Come sta vivendo il paese questa scomparsa?
«Anche se le condizioni di salute le conoscevamo tutti, è stato comunque un brutto colpo. Mi dispiace per lui, che nell'ultimo periodo ha avuto una qualità di vita molto bassa e per la sua famiglia che sentirà la mancanza. Ha sofferto molto, è dovuto rimanere a casa a lungo per poi iniziare un via-vai con l'ospedale continuo. Una vita difficile, non da Rei. È chiaro che la speranza di tutti fosse quella di un recupero miracoloso. Purtroppo però la vita non guarda in faccia nessuno, nemmeno un mito come Pelé. Ora può finalmente riposare in pace. Per noi brasiliani è come se fosse morto uno di famiglia. Anzi, di più. È morto il calcio. La sua scomparsa permetterà alle nuove generazioni di capire cosa è stato Pelé. Da due giorni in Brasile non si parla d'altro, ovunque. In radio, in televisione, programmi fiume. Purtroppo, e l'ho capito anche a mie spese, la gente vive molto il momento. E quando arrivano fatti del genere, si rispolvera il mito che invece dovrebbe essere sempre ricordato. Siamo molto orgogliosi di tutto quello che ha fatto per il calcio e per il Brasile. È stato il numero uno al mondo, non credo che nella storia ce ne sarà un altro uguale. Il calcio ha perso il suo Re».

Il Santos sta valutando se ritirare la maglia numero 10, è d'accordo?
«No, per nulla. Quel numero deve rimanere un punto di riferimento per i ragazzi che hanno il sogno di diventare un giorno un campione e vestire quella camisa'. E sarei stato contrario anche se il Flamengo me lo avesse proposto quando mi sono ritirato. Il rispetto non si dimostra così».

Numero uno in campo e anche fuori. Nominato ambasciatore delle Nazioni Unite per l'ecologia e l'ambiente nel 1992, nel 1995 divenne ministro straordinario per lo sport. Secondo lei avrebbe potuto ambire anche a diventare presidente della Repubblica brasiliana?
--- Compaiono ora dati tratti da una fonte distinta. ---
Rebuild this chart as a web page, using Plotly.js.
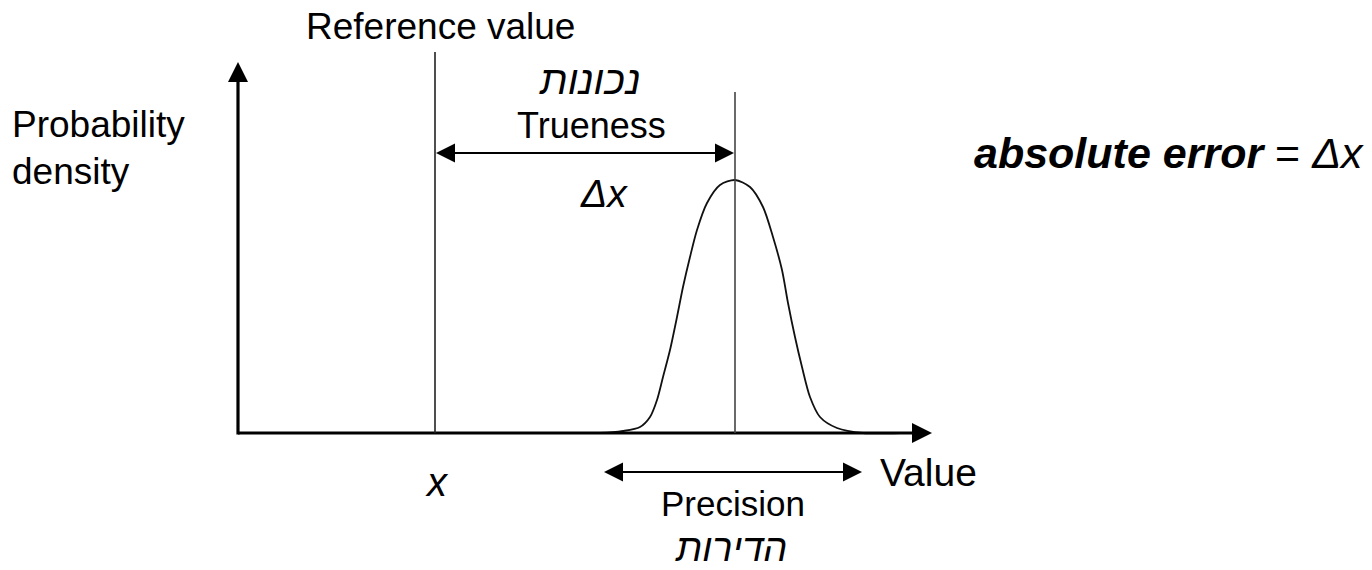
<!DOCTYPE html>
<html>
<head>
<meta charset="utf-8">
<script src="https://cdn.plot.ly/plotly-3.0.1.min.js"></script>
<style>html,body{margin:0;padding:0;background:#fff;}#chart{width:1372px;height:570px;}</style>
</head>
<body>
<div id="chart"></div>
<script>
// Probability density curve (x = value, y = density height)
const curveX = [560, 600, 623, 640, 650, 657, 663, 670, 677, 683, 690, 697, 707, 720, 735,
                750, 763, 773, 782, 788, 795, 802, 810, 820, 837, 863, 900];
const curveY = [0, 0, 2, 6, 16, 33, 56, 83, 116, 146, 176, 203, 230, 248, 253,
                246, 226, 196, 163, 130, 96, 66, 36, 16, 5, 0, 0];

// Key values
const referenceValue = 435;   // reference value x
const measuredMean = 735;     // mean of the distribution
const referenceLineTop = 381;
const meanLineTop = 341;
const axisOrigin = [238, 0];
const xAxisEnd = 932;
const yAxisEnd = 371;
const truenessLevel = 280;
const precisionLevel = -39;
const precisionRange = [604, 862];

// Text labels
const labels = {
  reference: 'Reference value',
  truenessHe: '<i>נכונות</i>',
  trueness: 'Trueness',
  delta: '<i>Δx</i>',
  probability: 'Probability',
  density: 'density',
  formula: '<b><i>absolute error</i></b> = <i>Δx</i>',
  x: '<i>x</i>',
  value: 'Value',
  precision: 'Precision',
  precisionHe: '<i>הדירות</i>'
};

const FONT = 'Liberation Sans, Arial, sans-serif';
const HL = 20, HW = 10;   // axis arrow-head length, half-width
const AL = 19, AW = 9.5;  // dimension arrow-head length, half-width

function head(tipX, tipY, dir, len, hw) {
  if (dir === 'r') return `M${tipX},${tipY} L${tipX-len},${tipY+hw} L${tipX-len},${tipY-hw} Z`;
  if (dir === 'l') return `M${tipX},${tipY} L${tipX+len},${tipY+hw} L${tipX+len},${tipY-hw} Z`;
  return `M${tipX},${tipY} L${tipX-hw},${tipY-len} L${tipX+hw},${tipY-len} Z`;
}
function tri(path) {
  return {type:'path', xref:'x', yref:'y', path: path, fillcolor:'#000', line:{width:0}};
}
function seg(x0,y0,x1,y1,w,c) {
  return {type:'line', xref:'x', yref:'y', x0:x0, y0:y0, x1:x1, y1:y1, line:{color:c||'#000', width:w}};
}

const shapes = [
  seg(axisOrigin[0], axisOrigin[1], xAxisEnd - HL + 2, axisOrigin[1], 3.2),
  seg(axisOrigin[0], axisOrigin[1] - 1.5, axisOrigin[0], yAxisEnd - HL + 2, 3.2),
  tri(head(xAxisEnd, axisOrigin[1], 'r', HL, HW)),
  tri(head(axisOrigin[0], yAxisEnd, 'u', HL, HW)),
  seg(referenceValue, 0, referenceValue, referenceLineTop, 1.6, '#222'),
  seg(measuredMean, 0, measuredMean, meanLineTop, 1.6, '#444'),
  seg(referenceValue + AL - 2, truenessLevel, measuredMean - AL + 2, truenessLevel, 2),
  tri(head(referenceValue + 1, truenessLevel, 'l', AL, AW)),
  tri(head(measuredMean - 1, truenessLevel, 'r', AL, AW)),
  seg(precisionRange[0] + AL - 2, precisionLevel, precisionRange[1] - AL + 2, precisionLevel, 2),
  tri(head(precisionRange[0], precisionLevel, 'l', AL, AW)),
  tri(head(precisionRange[1], precisionLevel, 'r', AL, AW))
];

function ann(text, x, y, size, xanchor) {
  return {text: text, x: x, y: y, xref:'x', yref:'y', showarrow:false,
          xanchor: xanchor || 'center', yanchor:'middle',
          font:{family: FONT, size: size, color:'#000'}};
}
const annotations = [
  ann(labels.reference, 440, 433 - 26, 37),
  ann(labels.truenessHe, 590, 433 - 80, 40),
  ann(labels.trueness, 591, 433 - 125, 36),
  ann(labels.delta, 604, 433 - 193, 39),
  ann(labels.probability, 10, 433 - 124, 37, 'left'),
  ann(labels.density, 10, 433 - 171, 37, 'left'),
  ann(labels.formula, 1366, 433 - 153, 43, 'right'),
  ann(labels.x, 437, 433 - 482, 40),
  ann(labels.value, 878, 433 - 472, 39, 'left'),
  ann(labels.precision, 733, 433 - 503, 35),
  ann(labels.precisionHe, 731, 433 - 548, 38)
];

const trace = {
  x: curveX, y: curveY, type:'scatter', mode:'lines',
  line:{color:'#111', width:1.8, shape:'spline', smoothing:0.8},
  hoverinfo:'skip'
};

const layout = {
  width:1372, height:570, autosize:false,
  margin:{l:0, r:0, t:0, b:0, pad:0},
  paper_bgcolor:'#fff', plot_bgcolor:'#fff',
  showlegend:false,
  xaxis:{range:[0,1372], visible:false, fixedrange:true},
  yaxis:{range:[-137,433], visible:false, fixedrange:true},
  shapes: shapes,
  annotations: annotations
};

Plotly.newPlot('chart', [trace], layout, {displayModeBar:false, staticPlot:true});
</script>
</body>
</html>
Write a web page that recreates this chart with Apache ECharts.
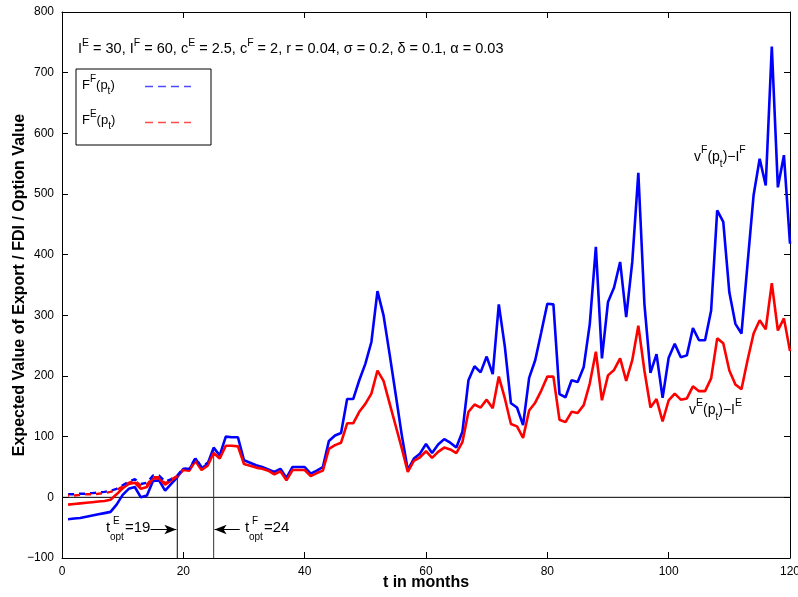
<!DOCTYPE html>
<html><head><meta charset="utf-8">
<script src="https://cdn.jsdelivr.net/npm/echarts@6/dist/echarts.min.js"></script>
<style>html,body{margin:0;padding:0;background:#fff}#c{width:798px;height:597px}</style>
</head><body><div id="c"></div>
<script>
// ---- data ----
const months = Array.from({length:120},(_,i)=>i+1);
const vF_minus_IF = [
 -36,-35,-34,-32,-30,-28,-26,-24,-12,4,
 14,17,0,3,27,28,11,22,33,47,
 46,64,48,55,82,69,100,99,99,61,
 57,53,50,46,42,47,32,50,50,50,
 39,44,50,93,102,106,162,162,193,220,
 256,340,300,236,170,103,45,64,72,88,
 73,87,96,90,82,108,193,216,206,232,
 203,318,248,155,148,119,197,226,272,319,
 318,170,165,193,190,215,286,413,229,322,
 346,388,297,388,535,319,205,236,164,230,
 253,231,234,279,259,259,308,473,454,338,
 286,270,385,498,558,514,743,511,564,418];
const vE_minus_IE = [
 -12,-11,-10,-9,-8,-7,-6,-4,5,15,
 22,24,14,17,31,31,21,28,35,45,
 44,60,45,52,73,64,85,85,84,55,
 52,49,47,44,38,43,28,45,45,45,
 35,40,44,80,86,90,122,122,141,154,
 171,209,192,155,118,81,42,60,66,76,
 65,75,82,79,73,91,141,153,148,161,
 147,199,163,121,117,98,143,156,176,199,
 199,128,124,141,139,152,188,240,160,201,
 210,229,192,226,283,209,148,162,125,160,
 171,161,163,183,175,175,196,262,254,209,
 186,178,226,270,292,277,353,275,295,241];
const FF_option = [5,5,6,6,7,8,9,11,14,20,26,30,22,24,36,36,26,30,36,48,47,65,50,57];
const FE_option = [3,3,4,5,5,6,7,9,12,18,24,28,19,21,33,33,23,29,35];
const tOptE = 19, tOptF = 25;
const tOptE_top = 36, tOptF_top = 82;
const xMin = 0, xMax = 120, xStep = 20;
const yMin = -100, yMax = 800, yStep = 100;

const pair = (xs, ys) => ys.map((v,i)=>[xs[i], v]);

const FONT = 'Liberation Sans, Arial, Helvetica, sans-serif';
const chart = echarts.init(document.getElementById('c'), null, {renderer:'canvas'});

const axisCommon = {
  axisLine:{show:true, onZero:false, lineStyle:{color:'#000', width:1}},
  axisTick:{show:true, inside:true, length:6, lineStyle:{color:'#000'}},
  splitLine:{show:false}
};

const option = {
  animation:false,
  backgroundColor:'#fff',
  grid:{left:62, right:8, top:12, bottom:39, containLabel:false, outerBoundsMode:'none'},
  xAxis:[
    Object.assign({type:'value', min:xMin, max:xMax, interval:xStep, position:'bottom',
      axisLabel:{color:'#000', fontSize:12, fontFamily:FONT, margin:8},
      name:'t in months', nameLocation:'middle', nameGap:17, nameMoveOverlap:false,
      nameTextStyle:{color:'#000', fontSize:16, fontWeight:'bold', fontFamily:FONT}}, axisCommon),
    Object.assign({type:'value', min:xMin, max:xMax, interval:xStep, position:'top',
      axisLabel:{show:false}}, axisCommon)
  ],
  yAxis:[
    Object.assign({type:'value', min:yMin, max:yMax, interval:yStep, position:'left',
      axisLabel:{color:'#000', fontSize:12, fontFamily:FONT, margin:8,
        formatter: v => v < 0 ? '\u2212' + Math.abs(v) : String(v)},
      name:'Expected Value of Export / FDI / Option Value', nameLocation:'middle', nameGap:34, nameRotate:90,
      nameMoveOverlap:false,
      nameTextStyle:{color:'#000', fontSize:16, fontWeight:'bold', fontFamily:FONT}}, axisCommon),
    Object.assign({type:'value', min:yMin, max:yMax, interval:yStep, position:'right',
      axisLabel:{show:false}}, axisCommon)
  ],
  series:[
    {type:'line', name:'zero', data:[[xMin,0],[xMax,0]], symbol:'none', silent:true,
      lineStyle:{color:'#000', width:1}, z:1},
    {type:'line', name:'vF-IF', data:pair(months, vF_minus_IF), symbol:'none',
      lineStyle:{color:'#0000ff', width:2.6}, z:3},
    {type:'line', name:'vE-IE', data:pair(months, vE_minus_IE), symbol:'none',
      lineStyle:{color:'#ff0000', width:2.6}, z:4},
    {type:'line', name:'FF', data:pair(months, FF_option), symbol:'none',
      lineStyle:{color:'#0000ff', width:2.4, type:[6,5]}, z:5},
    {type:'line', name:'FE', data:pair(months, FE_option), symbol:'none',
      lineStyle:{color:'#ff0000', width:2.4, type:[6,5], dashOffset:5}, z:6},
    {type:'line', name:'tE', data:[[tOptE,yMin],[tOptE,tOptE_top]], symbol:'none', silent:true,
      lineStyle:{color:'#000', width:1}, z:2,
      markLine:{silent:true, symbol:['none','arrow'], symbolSize:[7,12], label:{show:false},
        lineStyle:{color:'#000', width:1, type:'solid'},
        data:[[{coord:[14.6,-53]},{coord:[tOptE-0.15,-53]}]]}},
    {type:'line', name:'tF', data:[[tOptF,yMin],[tOptF,tOptF_top]], symbol:'none', silent:true,
      lineStyle:{color:'#333', width:1}, z:2,
      markLine:{silent:true, symbol:['none','arrow'], symbolSize:[7,12], label:{show:false},
        lineStyle:{color:'#000', width:1, type:'solid'},
        data:[[{coord:[29.3,-53]},{coord:[tOptF+0.15,-53]}]]}}
  ]
};
chart.setOption(option);

// ---- annotations (text) ----
const n14 = {fontSize:14.5, lineHeight:22, fontFamily:FONT, fill:'#000', verticalAlign:'middle'};
const sup10 = {fontSize:10.5, lineHeight:10, fontFamily:FONT, verticalAlign:'top'};
const sub10 = {fontSize:10, lineHeight:10, fontFamily:FONT, verticalAlign:'bottom'};
const n12 = {fontSize:13, lineHeight:22, fontFamily:FONT, verticalAlign:'middle'};
const sup9 = {fontSize:10, lineHeight:10, fontFamily:FONT, verticalAlign:'top'};
const sub9 = {fontSize:10, lineHeight:10, fontFamily:FONT, verticalAlign:'bottom'};
const n13 = {fontSize:14, lineHeight:24, fontFamily:FONT, verticalAlign:'middle'};
const sup10b = {fontSize:10.5, lineHeight:10, fontFamily:FONT, verticalAlign:'top'};

function rt(x, y, text, rich){
  return {type:'text', x:x, y:y, silent:true, z:100,
    style:{text:text, rich:rich, fill:'#000', verticalAlign:'middle'}};
}
function pt(x, y, s, size){
  return {type:'text', x:x, y:y, silent:true, z:100,
    style:{text:s, fill:'#000', font:size+'px '+FONT, verticalAlign:'middle', align:'left'}};
}

const params = '{n|I}{s|E}{n| = 30, I}{s|F}{n| = 60, c}{s|E}{n| = 2.5, c}{s|F}{n| = 2, r = 0.04, \u03c3 = 0.2, \u03b4 = 0.1, \u03b1 = 0.03}';

const graphics = [
  rt(78, 49, params, {n:n14, s:sup10}),
  {type:'rect', shape:{x:76, y:69, width:135, height:76}, silent:true, z:90,
    style:{fill:'#fff', stroke:'#000', lineWidth:1}},
  rt(82, 85, '{n|F}{s|F}{n|(p}{b|t}{n|)}', {n:n12, s:sup9, b:sub9}),
  rt(82, 120, '{n|F}{s|E}{n|(p}{b|t}{n|)}', {n:n12, s:sup9, b:sub9}),
  {type:'line', shape:{x1:145, y1:86.5, x2:191, y2:86.5}, silent:true, z:95,
    style:{stroke:'#4d4dff', lineWidth:1.3, lineDash:[8,5]}},
  {type:'line', shape:{x1:145, y1:122.5, x2:191, y2:122.5}, silent:true, z:95,
    style:{stroke:'#ff4d4d', lineWidth:1.3, lineDash:[8,5]}},
  rt(694, 157, '{n|v}{s|F}{n|(p}{b|t}{n|)\u2212I}{s|F}', {n:n13, s:sup10b, b:sub10}),
  rt(689, 410, '{n|v}{s|E}{n|(p}{b|t}{n|)\u2212I}{s|E}', {n:n13, s:sup10b, b:sub10}),
  // t_opt labels
  pt(106, 528, 't', 15),
  pt(113, 521, 'E', 10),
  pt(110, 537, 'opt', 10),
  pt(125, 528, '=19', 15),
  pt(245, 528, 't', 15),
  pt(252, 521, 'F', 10),
  pt(249, 537, 'opt', 10),
  pt(264, 528, '=24', 15)
];
chart.setOption({graphic:{elements:graphics}});
</script>
</body></html>
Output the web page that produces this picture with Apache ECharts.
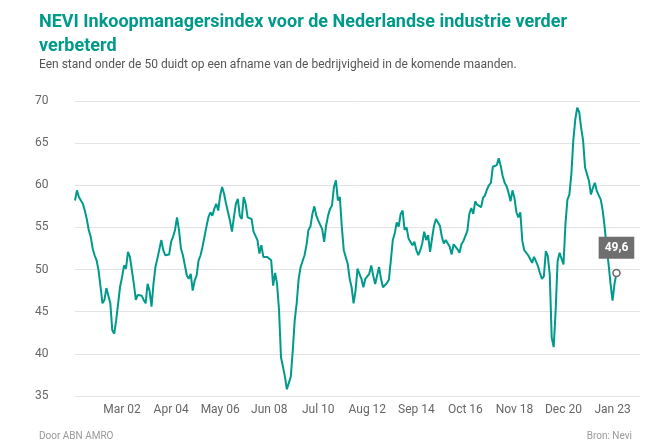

«Sì, senza dubbio. Il problema, magari, è che quando vai in un'altra sfera di competenza, bisogna capirne le dinamiche, bisogna studiare. Ma lui lo avrebbe fatto, sono certo. Ad esempio quando è stato ministro dello sport, è stato bravo a muoversi in un ambito che conosceva e infatti è riuscito a far approvare una legge per ridurre la corruzione nel calcio brasiliano. Si chiama proprio legge Pelé'. Per conoscenze, appeal, importanza, basti pensare che è stato ricevuto da tutti i più importanti capi di stato del mondo, avrebbe potuto certamente diventare un ottimo presidente. Si sarebbe dovuto circondare di un grande staff, ma chi non avrebbe voluto lavorare con lui? E il popolo lo avrebbe votato in massa. Perché o Rei sarà sempre il Re, il nostro Re».